Weprin, a Democrat who has sparred with the formerly Republican (now independent) mayor over eight budgets and who supported his party’s candidate for mayor, Comptroller William C. Thompson, said he was confident that even as a lame duck Bloomberg would not make unpopular cuts in city services. “He has some tough decision to make, no question, over the next four years,” said Weprin on Tuesday. “Hopefully in the next year or two the economy will turn around. But he is the type of individual who really cares what people think. He’s not like Ed Koch saying ‘How am I doing?’ but he does respond to public opinion and I don’t think he wants to see people demonstrating and booing him. ”

Koch said Tuesday that dire predictions of looming deficits have a way of being overblown. “When I was mayor, the out years always seemed impossible to deal with as projected,” he said, referring to the period after the beginning of a new term. “You have to provide a public statement about the next four years. The next three years were always incredible in terms of the [deficits] projected, but it never turned out that way. The economy got better. I’m not necessarily saying that’s going to happen, but you take one year at a time.”
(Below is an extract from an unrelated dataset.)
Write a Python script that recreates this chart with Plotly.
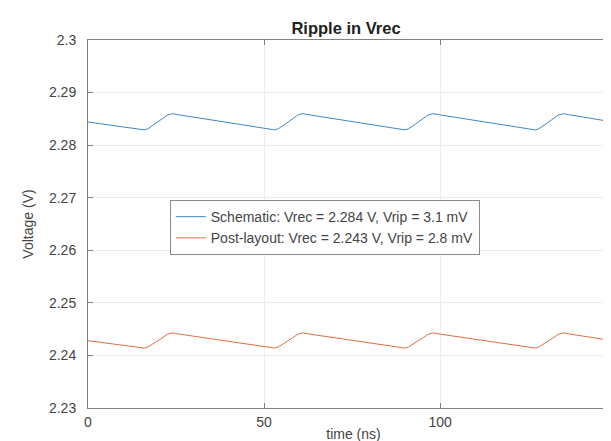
import plotly.graph_objects as go

# ---- data ----
time_schematic = [0, 16, 17, 19, 21, 22.5, 24, 25.5,
                  53, 54, 56, 58, 59.5, 61, 62.5,
                  90, 91, 93, 95, 96.5, 98, 99.5,
                  127, 128, 130, 132, 133.5, 135, 136.5, 150]
v_schematic = [2.2844, 2.2829, 2.2831, 2.2840, 2.2850, 2.2857, 2.2860, 2.2858,
               2.2829, 2.2831, 2.2840, 2.2850, 2.2857, 2.2860, 2.2858,
               2.2829, 2.2831, 2.2840, 2.2850, 2.2857, 2.2860, 2.2858,
               2.2829, 2.2831, 2.2840, 2.2850, 2.2857, 2.2860, 2.2858, 2.2843]

time_post = [0, 16, 17, 19, 21, 22.5, 24, 25.5,
             53, 54, 56, 58, 59.5, 61, 62.5,
             90, 91, 93, 95, 96.5, 98, 99.5,
             127, 128, 130, 132, 133.5, 135, 136.5, 150]
v_post = [2.2428, 2.2414, 2.2416, 2.2424, 2.2433, 2.2440, 2.2443, 2.2441,
          2.2414, 2.2416, 2.2424, 2.2433, 2.2440, 2.2443, 2.2441,
          2.2414, 2.2416, 2.2424, 2.2433, 2.2440, 2.2443, 2.2441,
          2.2414, 2.2416, 2.2424, 2.2433, 2.2440, 2.2443, 2.2441, 2.2427]

series_names = ["Schematic: Vrec = 2.284 V, Vrip = 3.1 mV",
                "Post-layout: Vrec = 2.243 V, Vrip = 2.8 mV"]

x_tick_vals = [0, 50, 100, 150]
x_tick_text = ["0", "50", "100", "150"]
y_tick_vals = [2.23, 2.24, 2.25, 2.26, 2.27, 2.28, 2.29, 2.3]
y_tick_text = ["2.23", "2.24", "2.25", "2.26", "2.27", "2.28", "2.29", "2.3"]

FONT = "Liberation Sans, Arial, sans-serif"
AXIS_COLOR = "#808080"
TEXT_COLOR = "#444444"
GRID_COLOR = "#ececec"

fig = go.Figure()
fig.add_trace(go.Scatter(x=time_schematic, y=v_schematic, mode="lines",
                         name=series_names[0],
                         line=dict(color="#3f86c6", width=1)))
fig.add_trace(go.Scatter(x=time_post, y=v_post, mode="lines",
                         name=series_names[1],
                         line=dict(color="#dd6f42", width=1)))

fig.update_layout(
    width=611, height=441,
    margin=dict(l=80, r=0, t=32, b=41, autoexpand=False),
    paper_bgcolor="white", plot_bgcolor="white",
    font=dict(family=FONT, color=TEXT_COLOR, size=13),
    title=dict(text="<b>Ripple in Vrec</b>", x=(338 / 611), xanchor="center",
               y=1 - 20 / 441, yanchor="middle",
               font=dict(size=16.5, color="#222222", family=FONT)),
    showlegend=True,
    legend=dict(x=0.154, y=0.565, xanchor="left", yanchor="top",
                bgcolor="white", bordercolor="#8a8a8a", borderwidth=1,
                font=dict(size=14, color=TEXT_COLOR, family=FONT),
                itemwidth=30, tracegroupgap=0),
)

fig.update_xaxes(
    automargin=False,
    range=[0, 150.8], tickvals=x_tick_vals, ticktext=x_tick_text,
    showgrid=True, gridcolor=GRID_COLOR, gridwidth=1,
    zeroline=False, showline=True, linecolor=AXIS_COLOR, linewidth=1,
    mirror="ticks", ticks="inside", ticklen=5, tickcolor=AXIS_COLOR,
    tickfont=dict(size=14, color=TEXT_COLOR), ticklabelstandoff=1,
    ticklabeloverflow="allow",
    title=dict(text="time (ns)", font=dict(size=14, color=TEXT_COLOR), standoff=0),
)
fig.update_yaxes(
    automargin=False,
    range=[2.23, 2.3], tickvals=y_tick_vals, ticktext=y_tick_text,
    showgrid=True, gridcolor=GRID_COLOR, gridwidth=1,
    zeroline=False, showline=True, linecolor=AXIS_COLOR, linewidth=1,
    mirror="ticks", ticks="inside", ticklen=5, tickcolor=AXIS_COLOR,
    tickfont=dict(size=14, color=TEXT_COLOR), ticklabelstandoff=8,
    title=dict(text="Voltage (V)", font=dict(size=14, color=TEXT_COLOR), standoff=12),
)

fig.write_html("out.html")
Reports from the boroughs late Tuesday suggested turnout was low, likely because polls showed Bloomberg with a commanding lead throughout the campaign.

Late on Tuesday afternoon Bloomberg’s campaign, which had a bustling phone operation for months, was still calling voters to tell them that turnout was low in their district and ask them to support the mayor.

But some said the turnout was better than that of the primary, which also lacked drama. Weprin said that when he showed up at his polling place in Queens at 9:30 a.m., he was the 53rd person to sign in at his election district. “That’s about as many as voted [all day] in the runoff,” said Weprin.

In Forest Hills, Leonard Levy said he waited in line about five minutes. “It was not [crowded] like last year,” he said, noting that most people he knows voted for Bloomberg. “I’ve never heard anyone say he hasn’t done a good job.”

Mark Vogel of Riverdale said his polling place at 4 p.m. was “mostly empty.”

A key focus of the mayor’s campaign was in neighborhoods with large Orthodox populations, who tend to vote in blocs and conservatively. But in many he found that residents were upset about higher taxes, water rates, fees and fines.

“Turnout was as low as you can get,” said chasidic activist Isaac Abraham of Williamsburg, Brooklyn, who ran unsuccessfully in the Democratic primaries for City Council this year. “There is a lot of frustration out there against the mayor. He found some people in my district in the last few weeks to talk to that he hadn’t found in the last eight years.”

Abraham said that when he arrived to vote in the September primary at 8 a.m. he was No. 67. At the same time Tuesday he was No. 6.

Staff Writer Steve Lipman contributed to this article.